Well, you aren’t you, are you?
That’s another difficult one, to be honest with you.
Season two kicks off with the most subdued episode of the season, a quiet, somewhat successful exploration of grief. When Hayley Atwell’s significant other, a disheveled Domhnall Gleeson, is tragically killed in an accident, she finds herself turning to a strange technological service to try to connect with her dead lover. The initial technology here, an AI that can absorb everything a dead person has posted on the internet and then interact with the living via messaging or phone as that person is probably the closest to home any of Black Mirror tech has been so far as it really does feel like something that might be available next year or even next fall. I mean, given Brexit, I suppose it’s possible we might see the PM **** a pig just any day now, but we’ll set that aside for the moment. Hayley Atwell is really wonderful in the lead role here; it’s a role that requires a huge emotional range and she nails every moment. Domhnall Gleeson is very good in the first half of the episode, playing the boyfriend pre-death and then giving a vocal performance over the phone. When the episode takes a more far-out sci-fi turn at a bit past the half point, I feel like things go off the rails just a bit and I don’t particularly like Gleeson’s performance.
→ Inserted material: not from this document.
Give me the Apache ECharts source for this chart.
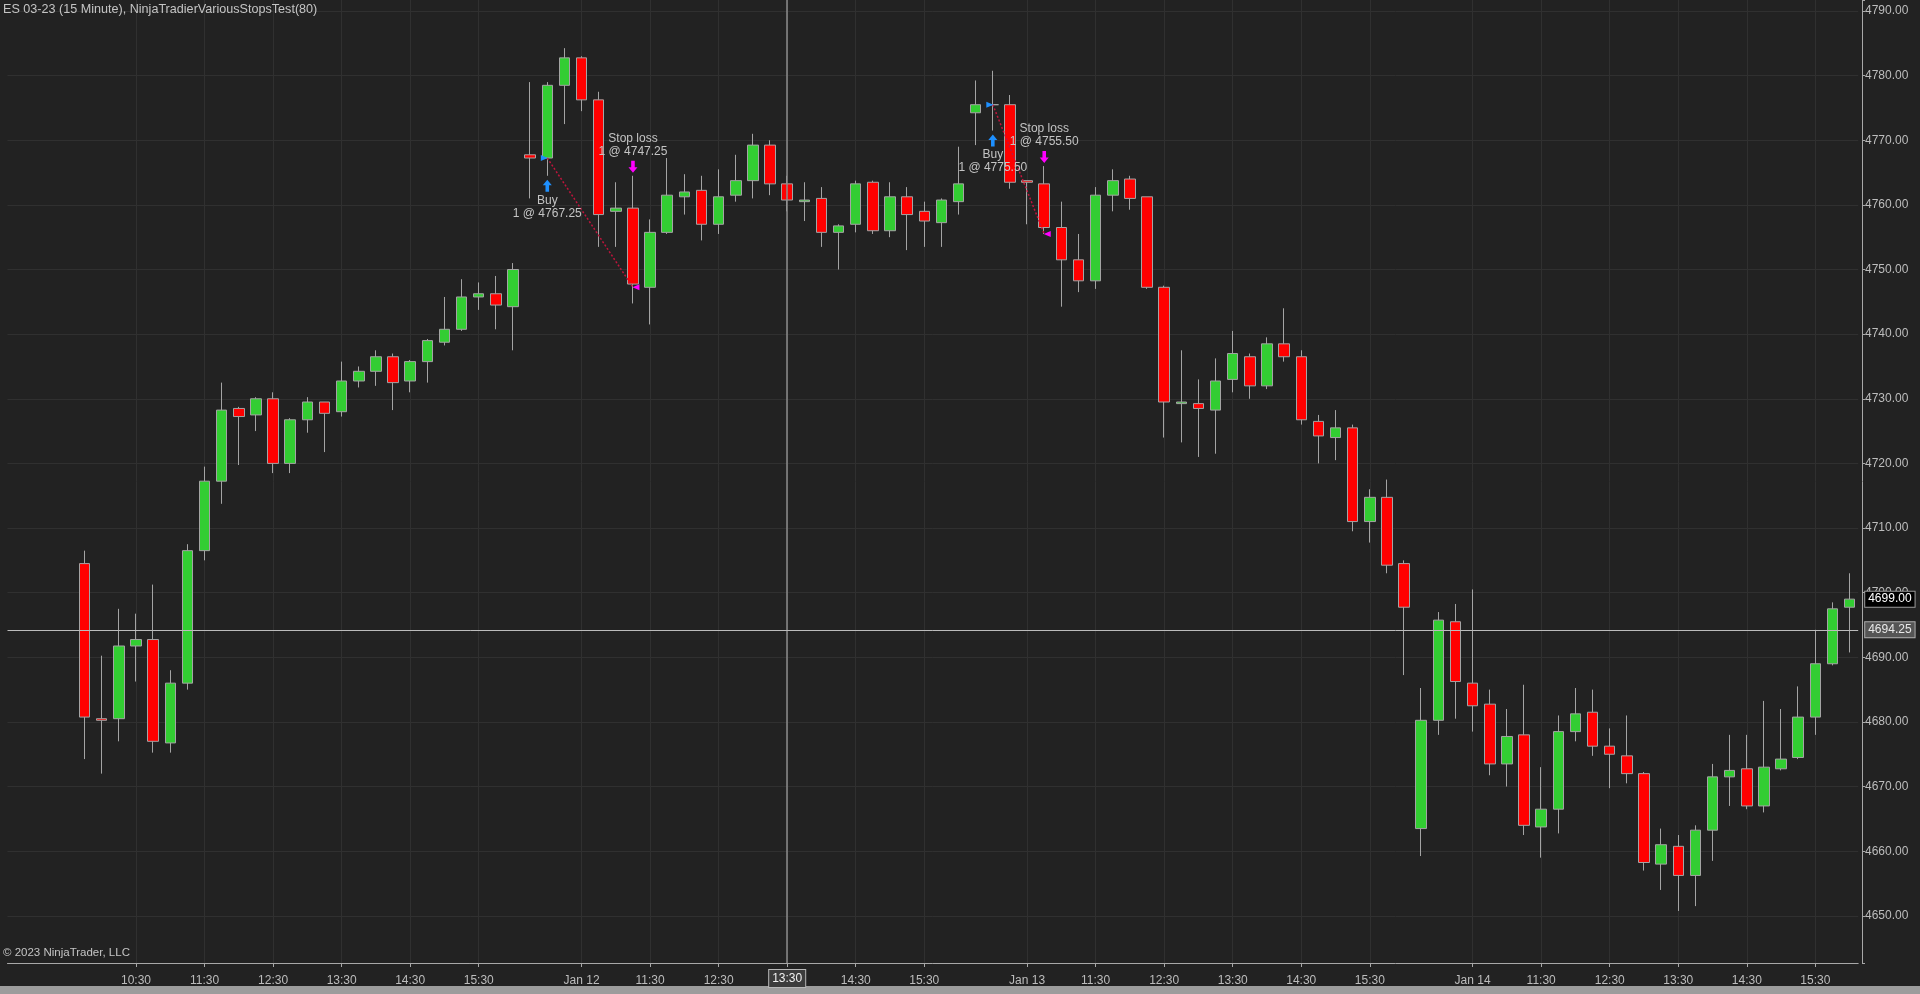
<!DOCTYPE html>
<html><head><meta charset="utf-8">
<script src="https://cdn.jsdelivr.net/npm/echarts@6/dist/echarts.min.js"></script>
<style>html,body{margin:0;padding:0;background:#222222;overflow:hidden}#c{width:1920px;height:994px}</style>
</head><body><div id="c"></div>
<script>
// ---- categories ----
const dayLabels = ['Jan 11', 'Jan 12', 'Jan 13', 'Jan 14'];
const barTimes = ['09:45','10:00','10:15','10:30','10:45','11:00','11:15','11:30','11:45','12:00','12:15','12:30','12:45',
                  '13:00','13:15','13:30','13:45','14:00','14:15','14:30','14:45','15:00','15:15','15:30','15:45','16:00'];
const padBars = 4;

// ---- OHLC values (15 minute bars) ----
const openP = [
 4704.5,4680.5,4680.5,4691.75,4692.75,4676.75,4686,4706.5,4717.25,4728.5,4727.5,4730,4720,4726.75,4729.5,4728,4732.75,4734.25,4736.5,4732.75,4735.75,4738.75,4740.75,4745.75,4746.25,4744.25,
 4767.75,4767.25,4778.5,4782.75,4776.25,4759,4759.5,4747.25,4755.75,4761.25,4762.25,4757,4761.5,4763.75,4769.25,4763.25,4760.5,4761,4755.75,4757,4763.5,4756,4761.25,4759,4757.25,4760.5,
 4774.25,4775.5,4775.5,4763.75,4763.25,4756.5,4751.5,4748.25,4761.5,4764,4761.25,4747.25,4729.25,4729.25,4728.25,4733,4736.5,4732,4738.5,4736.5,4726.5,4724,4725.5,4711,4714.75,4704.5,
 4663.5,4680.25,4695.5,4686,4682.75,4673.5,4678,4663.75,4666.5,4678.5,4681.5,4676.25,4674.75,4672,4658,4660.75,4656.25,4663.25,4671.5,4672.75,4667,4672.75,4674.5,4680.75,4689,4697.75];
const closeP = [
 4680.75,4680.25,4691.75,4692.75,4677,4686,4706.5,4717.25,4728.25,4727.25,4730,4720,4726.75,4729.5,4727.75,4732.75,4734.25,4736.5,4732.5,4735.75,4739,4740.75,4745.75,4746.25,4744.5,4750,
 4767.25,4778.5,4782.75,4776.25,4758.5,4759.5,4747.75,4755.75,4761.5,4762,4757,4761.25,4763.75,4769.25,4763.25,4760.75,4760.75,4755.75,4756.75,4763.25,4756,4761.25,4758.5,4757.5,4760.75,4763.25,
 4775.5,4775.5,4763.5,4763.5,4756.5,4751.5,4748.25,4761.5,4763.75,4761,4747.25,4729.5,4729.5,4728.5,4732.75,4737,4732,4738.5,4736.5,4726.75,4724.25,4725.5,4711,4714.75,4704.25,4697.75,
 4680.25,4695.75,4686.25,4682.5,4673.5,4677.75,4664,4666.5,4678.5,4681.25,4676.25,4675,4672,4658.25,4661,4656.25,4663.25,4671.5,4672.5,4667,4673,4674.25,4680.75,4689,4697.5,4699];
const lowP = [
 4674.25,4672,4677,4686.25,4675.25,4675.25,4685,4705,4713.75,4719.75,4725,4718.5,4718.5,4724.75,4721.75,4727.25,4731.75,4732,4728.25,4731,4732.5,4738.25,4740.5,4743.75,4740.75,4737.5,
 4761,4764.5,4772.5,4774.5,4753.5,4753.5,4744.75,4741.5,4755.5,4758.5,4754.5,4755.5,4760.5,4761,4761.5,4759,4757.5,4753.5,4750,4755.75,4755.5,4755,4753,4753.5,4753.5,4758.5,
 4769.25,4771.5,4762.5,4757,4755.5,4744.25,4746.5,4747,4759,4759.25,4747,4724,4723.25,4721,4721.5,4731,4730,4731.5,4735.75,4726,4720,4720.5,4709.5,4707.75,4703,4687.25,
 4659.25,4678,4680.5,4678.5,4671.75,4670,4662.5,4659,4662.75,4677,4674.75,4669.75,4670.5,4657,4654,4650.75,4651.5,4658.5,4667,4666.5,4666,4672.5,4674.25,4678,4688.75,4690.75];
const highP = [
 4706.5,4690.25,4697.5,4696.75,4701.25,4688,4707.5,4719.5,4732.5,4728.75,4730.25,4731,4727,4730.25,4729.5,4735.75,4735,4737.5,4737,4736,4739.25,4745.75,4748.5,4748,4749,4751,
 4779,4779,4784.25,4783,4777.5,4763.5,4764.5,4757.75,4767.25,4764.75,4764.5,4765.5,4767.75,4771,4770,4764.5,4763.5,4762.75,4757,4763.75,4763.75,4763.5,4762.75,4760.5,4761,4769,
 4779.25,4780.75,4777,4763.75,4766,4760.5,4755.5,4762.75,4765.5,4764.5,4761.25,4747.5,4737.5,4733,4736.25,4740.5,4737,4739.5,4744,4737.5,4727.5,4728.25,4726,4716,4717.5,4705,
 4685.25,4697,4698.25,4700.5,4685,4682,4685.75,4673,4681,4685.25,4685,4679,4681,4672.25,4663.5,4662.5,4664,4673.5,4678,4678,4683.25,4682,4685.5,4694.25,4698.5,4703];

// ---- trades ----
const entryBar = [27, 53];
const entryPrice = [4767.25, 4775.50];
const exitBar = [32, 56];
const exitPrice = [4747.25, 4755.50];

// ---- cursor / last price ----
const crossBar = 41;
const crossPrice = 4694.25;
const lastPrice = 4699.00;

// ---- build ----
const cats = [];
for (let i = 0; i < padBars; i++) cats.push('pad' + i);
dayLabels.forEach(d => barTimes.forEach(t => cats.push(d + ' ' + t)));
const barCat = i => cats[i + padBars];

const candles = [];
for (let i = 0; i < padBars; i++) candles.push('-');
for (let i = 0; i < openP.length; i++) candles.push([openP[i], closeP[i], lowP[i], highP[i]]);

function isTick(v) {
  if (v.indexOf('pad') === 0) return false;
  const t = v.slice(-5);
  const h = parseInt(t.slice(0, 2), 10);
  return t.slice(3) === '30' && h >= 10 && h <= 15;
}
function tickText(v) {
  const d = v.slice(0, v.length - 6), t = v.slice(-5);
  if (t === '10:30' && d !== dayLabels[0]) return d;
  return t;
}
const tickInterval = (idx, v) => isTick(v);

const FONT = '"Liberation Sans", Arial, sans-serif';
const TXT = '#c4c4c4';
const upArrow = 'path://M5,0 L10,6 L7,6 L7,13 L3,13 L3,6 L0,6 Z';
const downArrow = 'path://M3,0 L7,0 L7,7 L10,7 L5,13 L0,7 L3,7 Z';

const markPoints = [];
const tradeLines = [];
for (let k = 0; k < entryBar.length; k++) {
  const eb = entryBar[k], xb = exitBar[k];
  markPoints.push({
    coord: [barCat(eb), lowP[eb]], symbol: upArrow, symbolSize: [9, 12], symbolOffset: [0, 10],
    itemStyle: { color: '#1e90ff' },
    label: { show: true, position: 'bottom', distance: 2, formatter: 'Buy\n1 @ ' + entryPrice[k].toFixed(2),
             color: TXT, fontSize: 12, lineHeight: 13, fontFamily: FONT, align: 'center' }
  });
  markPoints.push({
    coord: [barCat(xb), highP[xb]], symbol: downArrow, symbolSize: [9, 12], symbolOffset: [0, -9],
    itemStyle: { color: '#ff00ff' },
    label: { show: true, position: 'top', distance: 3, formatter: 'Stop loss\n1 @ ' + exitPrice[k].toFixed(2),
             color: TXT, fontSize: 12, lineHeight: 13, fontFamily: FONT, align: 'center' }
  });
  markPoints.push({
    coord: [barCat(eb), entryPrice[k]], symbol: 'triangle', symbolSize: [6, 7], symbolRotate: -90, symbolOffset: [-3, 0],
    itemStyle: { color: '#1e90ff' }, label: { show: false }
  });
  markPoints.push({
    coord: [barCat(xb), exitPrice[k]], symbol: 'triangle', symbolSize: [6, 7], symbolRotate: 90, symbolOffset: [3, 0],
    itemStyle: { color: '#ff00ff' }, label: { show: false }
  });
  tradeLines.push([
    { coord: [barCat(eb), entryPrice[k]], lineStyle: { color: '#c0143c', width: 1.5, type: [2, 2] }, label: { show: false } },
    { coord: [barCat(xb), exitPrice[k]] }
  ]);
}

const chart = echarts.init(document.getElementById('c'), null, { renderer: 'canvas' });
chart.setOption({
  backgroundColor: '#222222',
  animation: false,
  title: [
    { text: 'ES 03-23 (15 Minute), NinjaTradierVariousStopsTest(80)', left: 3, top: 3, padding: 0,
      textStyle: { color: TXT, fontSize: 12.6, fontWeight: 'normal', fontFamily: FONT } },
    { text: '© 2023 NinjaTrader, LLC', left: 3, top: 947, padding: 0,
      textStyle: { color: TXT, fontSize: 11.5, fontWeight: 'normal', fontFamily: FONT } }
  ],
  grid: { left: 7.5, right: 61.8, top: 0, bottom: 31, containLabel: false },
  xAxis: {
    type: 'category', data: cats, boundaryGap: true,
    axisLine: { show: true, lineStyle: { color: '#a8a8a8', width: 1 } },
    axisTick: { show: true, alignWithLabel: true, interval: tickInterval, length: 4, lineStyle: { color: '#a8a8a8' } },
    axisLabel: { show: true, interval: tickInterval, formatter: v => tickText(v), color: '#bdbdbd', fontSize: 12, margin: 12, fontFamily: FONT },
    splitLine: { show: true, alignWithLabel: true, interval: tickInterval, lineStyle: { color: '#303030', width: 1 } }
  },
  yAxis: {
    type: 'value', position: 'right', min: 4642.7, max: 4791.7, splitNumber: 15, offset: 3.8,
    axisLine: { show: true, lineStyle: { color: '#a8a8a8', width: 1 } },
    axisTick: { show: true, length: 3, lineStyle: { color: '#a8a8a8' } },
    axisLabel: { show: true, formatter: v => (Math.abs(v % 10) < 1e-6 ? v.toFixed(2) : ''), color: '#bdbdbd', fontSize: 12, margin: 3, fontFamily: FONT },
    splitLine: { show: true, showMinLine: false, showMaxLine: false, lineStyle: { color: '#303030', width: 1 } }
  },
  series: [{
    type: 'candlestick', data: candles, barWidth: 11, clip: false,
    itemStyle: { color: '#32cd32', color0: '#ff0000', borderColor: '#a4a4a4', borderColor0: '#a4a4a4', borderColorDoji: '#a4a4a4', borderWidth: 1 },
    emphasis: { disabled: true },
    markLine: {
      silent: true, symbol: ['none', 'none'], animation: false,
      data: [
        { xAxis: barCat(crossBar), lineStyle: { color: '#8c8c8c', width: 1.5, type: 'solid' },
          label: { show: true, position: 'start', distance: 7, formatter: () => barTimes[crossBar % 26],
                   color: '#f0f0f0', fontSize: 12, fontFamily: FONT, backgroundColor: '#3c3c3c', borderColor: '#b8b8b8', borderWidth: 1, padding: [3, 3, 2, 3] } },
        { yAxis: crossPrice, lineStyle: { color: '#bcbcbc', width: 1, type: 'solid' },
          label: { show: true, position: 'end', distance: 7, formatter: () => crossPrice.toFixed(2),
                   color: '#e8e8e8', fontSize: 12, fontFamily: FONT, backgroundColor: '#555555', borderColor: '#b0b0b0', borderWidth: 1, padding: [2, 3, 1, 3] } },
        { yAxis: lastPrice, lineStyle: { color: 'rgba(0,0,0,0)', width: 0 },
          label: { show: true, position: 'end', distance: 7, formatter: () => lastPrice.toFixed(2),
                   color: '#ffffff', fontSize: 12, fontFamily: FONT, backgroundColor: '#000000', borderColor: '#9a9a9a', borderWidth: 1, padding: [2, 3, 1, 3] } }
      ].concat(tradeLines)
    },
    markPoint: { silent: true, animation: false, data: markPoints }
  }],
  graphic: [
    { type: 'rect', left: 0, bottom: 0, shape: { width: 1920, height: 8 }, style: { fill: '#9c9c9c' }, silent: true }
  ]
});
</script></body></html>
I suppose the question is to what degree is Gleeson’s performance as the android bad because the android’s performance as Ash is bad? But maybe it’s more layered than that. To what degree is the android’s performance as Ash worse than it really would be which then makes Gleeson’s performance worse than it should be? I mean, the AI is achieving something approximating a real human personality over the phone conversationally. I don’t understand why, when that AI is transplanted into an android, the AI suddenly loses the ability to make inferences or understand idioms or any number of things that it could do just fine over the phone. Is this all nitpicking? Yes, I suppose, but it’s a reflection of the fact that the final few scenes of the episode just didn’t land emotionally that I’m thinking this way.
Still, it’s fine, not terrible by any means, just a disappointment by the standards of the first season. Viewed on its own, it’s a good episode of television. 3 stars.
tl;dr – second season gets off to an inconsistent start with an episode that’s half great and half mediocre; a great lead performance carries things through to the end. 3 stars.